Lorsque je soulevai le problème avec Royal Air Maroc comme je le fais toutes les fois avec n’importe quelle compagnie, la réponse est la même comme l’indique celle de Royal Air Maroc :
Nous avons bien reçu votre courrier et nous sommes désolés pour les désagréments éventuellement subis. Nous vous assurons de notre engagement à mener les investigations nécessaires et à apporter une réponse appropriée à votre requête, dans un délai moyen de 40 jours ouvrables.
Pour nous aider à traiter plus rapidement vos requêtes, nous vous prions de reprendre dans vos prochains courriels la référence indiquée en objet et nous les transmettre à l’adresse: serviceclientele@royalairmaroc.com, ainsi que tout document qui peut être considéré comme justificatif de voyage. Nous pouvons avoir aussi besoin de votre Relevé d’identité Bancaire pour les cas qui ouvrent le droit à un remboursement en numéraire.
Des originaux de documents sont nécessaires dans certains cas tels que :
– Une procuration avec signature légalisée en cas de délégation à une personne tierce autre que le client passager
– Les factures de frais encourus…
Ces documents doivent être adressés par courrier postal en reprenant la référence indiquée en objet à :
Royal Air Maroc
Service Réclamations Clients
Aéroport casa-Anfa
Casablanca – Maroc
La compagnie offre ainsi la possibilité de recevoir « un remboursement en numéraire ». Le client est satisfait de sa démarche et ne poursuit pas plus avant sa curiosité. Mais uniquement le passager qui s’est plaint recevra une telle réponse.
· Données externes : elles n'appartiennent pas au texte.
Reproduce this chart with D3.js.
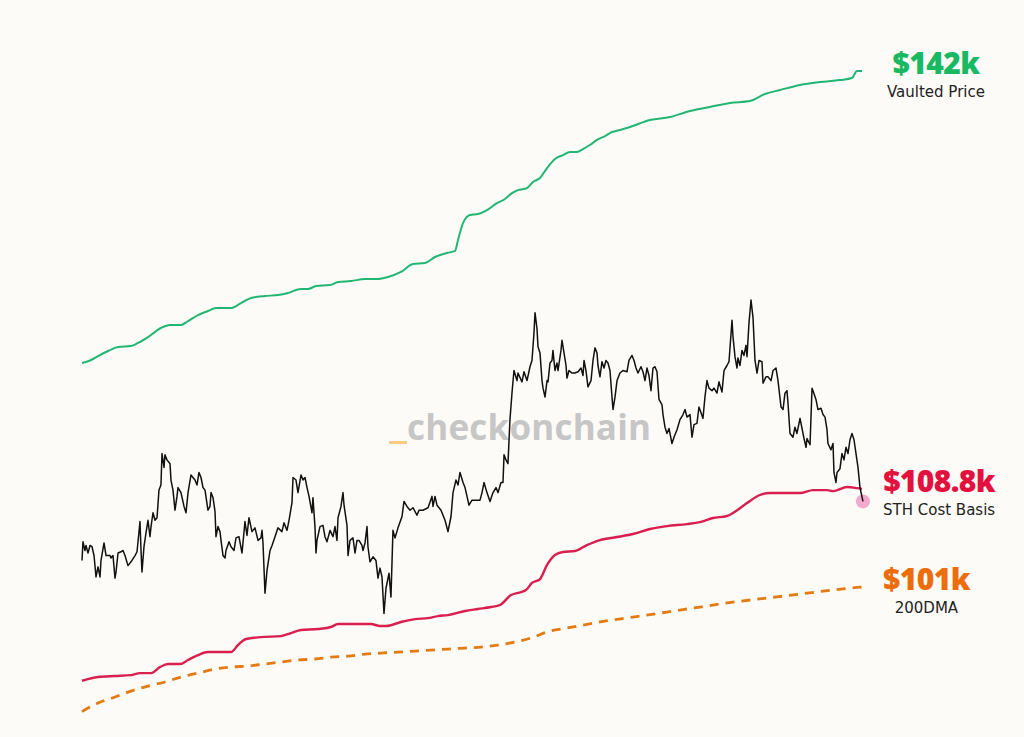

Aux Etats-Unis, la réglementation est appliquée avec beaucoup plus de rigueur mais encore en faut-il en faire la demande. Une compensation de 150 dollars à plus de 300 dollars peut être reçue par les passagers.
Cet article est un avertissement pour tous les passagers : vous avez des droits vis à vis de toute compagnie aérienne. Et tout incident, retard prolongé, changement d’itinéraire, annulation de vols donne droit à des compensations bien établies. Malheureusement l’Europe est très laxiste concernant ces droits. Quant aux pays en voie de développement même si la compagnie a signé un accord avec l’IATA, les droits des passagers sont bafoués.
Enfin pour terminer, l’incident qui suit n’est plus possible heureusement. J’en ai été le témoin direct. Dans mes accords avec Air France, je voyageais en première classe sur les vols Air France. Je m’apprêtais à rentrer à Paris de Miami. Les passagers première étaient installés quand une hôtesse vint prévenir deux passagers première avec billet à tarif plein qu’ils étaient transférer en classe économie. Ils seraient évidemment remboursés de la différence. Le vol première était complet. Les deux passagers étonnés acceptèrent de passer à l’arrière du Boeing 747.
C’est sur l’ordre du commandant de bord que l’opération se fit. Il avait besoin de ces deux sièges pour des GP ( billets réduits ou gratuits). Ces GP étaient sa femme et sa fille !
Je ne connais pas la suite de cette affaire, l’ayant pourtant signalé aux services Air France. Les passagers ont dû être dédommagés, je l’espère.
[NB : Cette étude est parue dans le livre « Tourisme de destruction massive » ( L’Harmattan) paru en 2011.]